L'IO PENSO

IO PENSO

"Ogni unificazione è un atto dell'intelletto, che designeremo con la denominazione generale di sintesi. [...] Noi non possiamo rappresentarci alcunché come unificato nell'oggetto, senza averlo noi stessi unificato in precedenza. [...] L'unificazione, fra tutte le rappresentazioni, è l'unica che non può essere data dagli oggetti, ma può essere costituita soltanto dal soggetto stesso, poichè essa è un atto della spontaneità del soggetto. Ci si accorge qui facilmente, che questo atto (l'io penso) dev'essere originariamente unico ed equivalente per ogni unificazione e che la separazione - analisi - che sembra essere il suo contrario, lo presuppone tuttavia sempre [...] L'Io penso deve poter accompagnare tutte le mie rappresentazioni, poiché altrimenti in me verrebbe rappresentato un qualcosa, che non potrebbe affatto venir pensato [...] L'Io penso è un atto della spontaneità [...] Io lo chiamo l'appercezione pura o anche l'appercezione originaria, poichè essa è quell'autocoscienza che produce la rappresentazione: Io penso [...] In effetti, le molteplici rappresentazioni, che sono date in una certa intuizione, non sarebbero tutte quante mie rappresentazioni, se non appartenessero tutte quante ad una sola autocoscienza".

(I. KANT, Critica della ragion pura, 152-157)

In questo brano Kant afferma che, se per mezzo dei sensi possiamo avere molteplici intuizioni dell'oggetto (si veda l'estetica trascendentale), la loro unione si realizza solo tramite l'attività spontanea, non dovuta all'esperienza (e quindi a priori), dell'intelletto.

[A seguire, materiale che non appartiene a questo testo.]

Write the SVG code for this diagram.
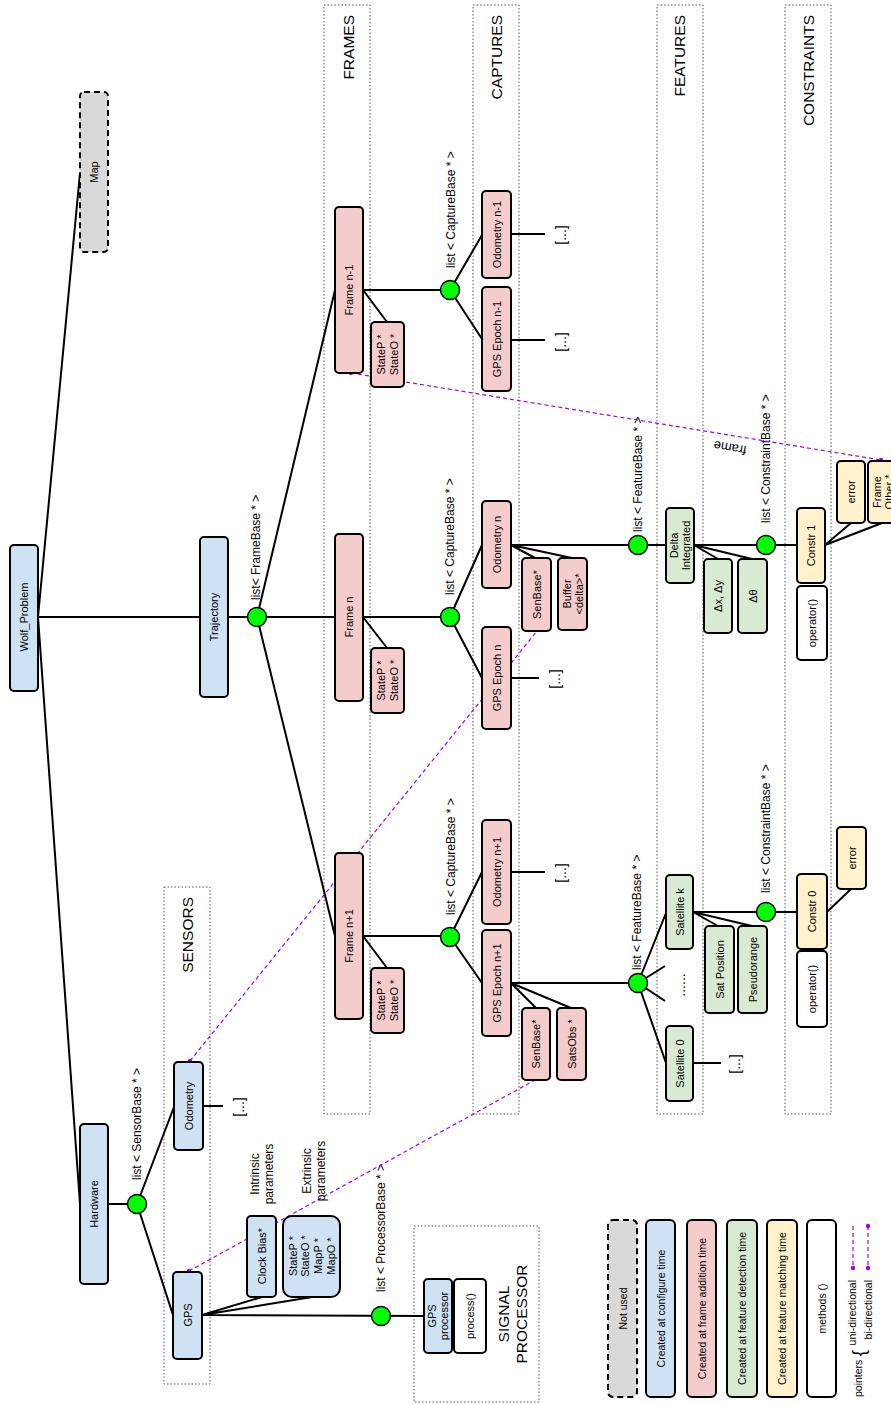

Ma tutte le produzioni dell'intelletto resterebbero isolate se non si ammettesse una capacità propria dell'uomo, quella di pensare. È proprio questa capacità innata nell'uomo a permettere l'unificazione di tutti i dati. Questa unificazione non può essere prerogativa dei dati, che sarebbero muti senza l'intervento delle domande dell'uomo (e, a dire il vero le domande resterebbero senza risposta - e perciò vuote - se non ci fossero i fenomeni).
Kant assume dalla tradizione filosofica moderna, sia empirista, sia razionalista, ciò che di positivo c'era (sintesi dagli empiristi e a priori dai razionalisti) costruendovi sopra tutto il suo pensiero. Ma mentre negli empiristi la sintesi avveniva a seguito dell'esperienza a posteriori e nei razionalisti l'a priori aveva un contenuto (idee innate), in Kant la sintesi è attività propria dell'Io penso e tutti gli a priori kantiani sono come tanti cassetti vuoti che aspettano di essere riempiti dal fenomeno in relazione a ciò che ogni cassetto è predisposto a contenere (cose rosse quello della qualità; cose numericamente disposte quello della quantità... ecc...). La sintesi di questi dati racchiusi nei cassetti, ovvero l'atto di unificazione, deve venire posto dalla facoltà del pensiero; solo chi può pensare è in grado di sintetizzzare le singole risposte in modo unitario. Tutte le rappresentazioni sono infatti unificate proprio perché accompagnate dalla coscienza che è l'uomo stesso a pensarle; se non fosse così, tali rappresentazioni non si presenterebbero neppure all'uomo e sarebbero addirittura del tutto estranee alla sua facoltà - potrebbe addirittura dire che esse non esistono perché non ha la facoltà di considerarle. L'io penso è la capacità di riunire in una unità tutte le rappresentazioni; rappresenta, così, l'unità trascendentale ultima di tutto ciò che viene pensato, l'attività organizzatrice dei dati che sono presenti nel mondo.